Saturday, November 16, 2024

Government to revise fertiliser dealership policy soon

Obaidul Ghani
The government is planning to revise the fertiliser dealership policy as soon as possible after the current boro season to ease fertiliser distribution and sale at the grassroots level, said agriculture ministry sources on Wednesday.
The above decision was taken at a meeting of the National Coordination and Consultant Committee on Fertiliser Management, held at the agriculture ministry on Sunday with agriculture minister Matia Chowdhury in the chair.
Under the new fertiliser dealership policy, the farmers at the grassroots level will be able to buy their required amount of fertilisers from the retailers, who will be supplied by the dealers from the upazila and district levels.
Earlier the fertilisers were sold and distributed by some 4,500 dealers registered under the Bangladesh Chemical Industries Corporation. But on November 2007, the interim government decided to appoint some sub-dealers across the country.
Each dealer appointed three sub-dealers who were selling fertilisers at the union level. The then government also introduced the ‘slip system’ under which slips were issued by sub-assistant agriculture officials in their unions to farmers on the basis of their need, and the farmers had to show the slips to the dealers to buy the fertilisers.

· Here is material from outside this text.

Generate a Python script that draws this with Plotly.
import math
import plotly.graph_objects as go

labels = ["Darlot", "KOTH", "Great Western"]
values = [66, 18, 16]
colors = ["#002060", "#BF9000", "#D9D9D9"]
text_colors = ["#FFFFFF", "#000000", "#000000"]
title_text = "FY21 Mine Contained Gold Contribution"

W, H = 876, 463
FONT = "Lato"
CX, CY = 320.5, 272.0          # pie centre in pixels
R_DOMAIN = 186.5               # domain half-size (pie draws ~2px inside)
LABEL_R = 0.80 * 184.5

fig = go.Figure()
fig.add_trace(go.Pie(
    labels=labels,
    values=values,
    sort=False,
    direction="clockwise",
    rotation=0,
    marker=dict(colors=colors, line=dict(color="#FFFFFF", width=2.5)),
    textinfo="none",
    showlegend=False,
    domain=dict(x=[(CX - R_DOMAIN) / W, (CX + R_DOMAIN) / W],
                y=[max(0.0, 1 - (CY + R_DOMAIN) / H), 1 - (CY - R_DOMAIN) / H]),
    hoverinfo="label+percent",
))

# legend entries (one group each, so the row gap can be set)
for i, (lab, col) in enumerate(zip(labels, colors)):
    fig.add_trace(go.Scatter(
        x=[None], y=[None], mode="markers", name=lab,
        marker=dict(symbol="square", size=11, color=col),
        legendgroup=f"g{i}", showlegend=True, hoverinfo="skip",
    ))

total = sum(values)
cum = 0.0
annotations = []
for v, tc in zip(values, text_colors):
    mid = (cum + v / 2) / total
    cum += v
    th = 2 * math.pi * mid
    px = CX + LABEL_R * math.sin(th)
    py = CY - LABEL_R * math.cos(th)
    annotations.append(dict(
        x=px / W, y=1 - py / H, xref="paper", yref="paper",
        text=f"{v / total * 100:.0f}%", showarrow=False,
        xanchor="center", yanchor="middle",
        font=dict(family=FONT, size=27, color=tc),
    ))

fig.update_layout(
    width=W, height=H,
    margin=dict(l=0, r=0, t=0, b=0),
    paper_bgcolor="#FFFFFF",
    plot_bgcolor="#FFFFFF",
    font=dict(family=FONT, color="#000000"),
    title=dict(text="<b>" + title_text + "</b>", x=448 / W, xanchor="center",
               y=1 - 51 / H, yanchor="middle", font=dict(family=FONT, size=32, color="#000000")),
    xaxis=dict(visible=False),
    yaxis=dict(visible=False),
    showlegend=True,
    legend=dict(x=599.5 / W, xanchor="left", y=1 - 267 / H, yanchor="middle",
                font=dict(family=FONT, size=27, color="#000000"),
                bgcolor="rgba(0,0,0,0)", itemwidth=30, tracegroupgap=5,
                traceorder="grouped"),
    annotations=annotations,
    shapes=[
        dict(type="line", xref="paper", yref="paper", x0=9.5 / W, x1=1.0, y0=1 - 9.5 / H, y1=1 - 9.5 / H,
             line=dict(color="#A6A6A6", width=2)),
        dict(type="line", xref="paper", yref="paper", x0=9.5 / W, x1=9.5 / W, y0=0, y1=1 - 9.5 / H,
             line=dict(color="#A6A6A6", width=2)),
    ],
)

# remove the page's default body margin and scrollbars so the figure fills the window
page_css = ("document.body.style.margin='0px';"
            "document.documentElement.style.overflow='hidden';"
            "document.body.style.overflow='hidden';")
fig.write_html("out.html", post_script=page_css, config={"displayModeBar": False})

But later the slip system was abandoned by the government.
Some 20,000 dealers are involved at present in selling fertilisers but the crisis in fertiliser distribution is not yet over, said a high official of the agriculture ministry, adding that it has made the government decide to alter the present fertiliser distribution policy after the current boro season.
Regarding the new dealership policy, the chairman of Bangladesh Fertiliser Association, Kafiluddin Ahmed, told New Age that the decision is yet to be finalised but it will be helpful for the farmers as they will get fertilisers in the shops around their doorsteps.
The BFA’s chairman, however, admitted that the existing 15,000 sub-dealers have now become unmanageable by the government.
The meeting also discussed the bank interest for the non-urea fertilisers which were imported in the July-December period of 2008 by the private sector fertiliser importers and have remained unsold so far.
Due to the price hikes of fertilisers in the November-December period, some one lakh tonnes of Triple Super Phosphate and about 85,000 tonnes of Muriate of Potash remain unsold by the private sector, which imports 1.50 lakh tonnes of TSP and some 1,33,500 tonnes of MoP annually.
The unsold fertilisers of the Bangladesh Agricultural Development Corporation amount to about 1.24 lakh tonnes of TSP and 65,000 tonnes of MoP.
The government has set a target of importing some four lakh tonnes of TSP and 3.50 lakh tonnes of MoP for the 2008-09 fiscal year, but the private sector importers and the BADC has imported only 3 lakh tonnes of TSP and 2,06,500 tonnes MoP so far.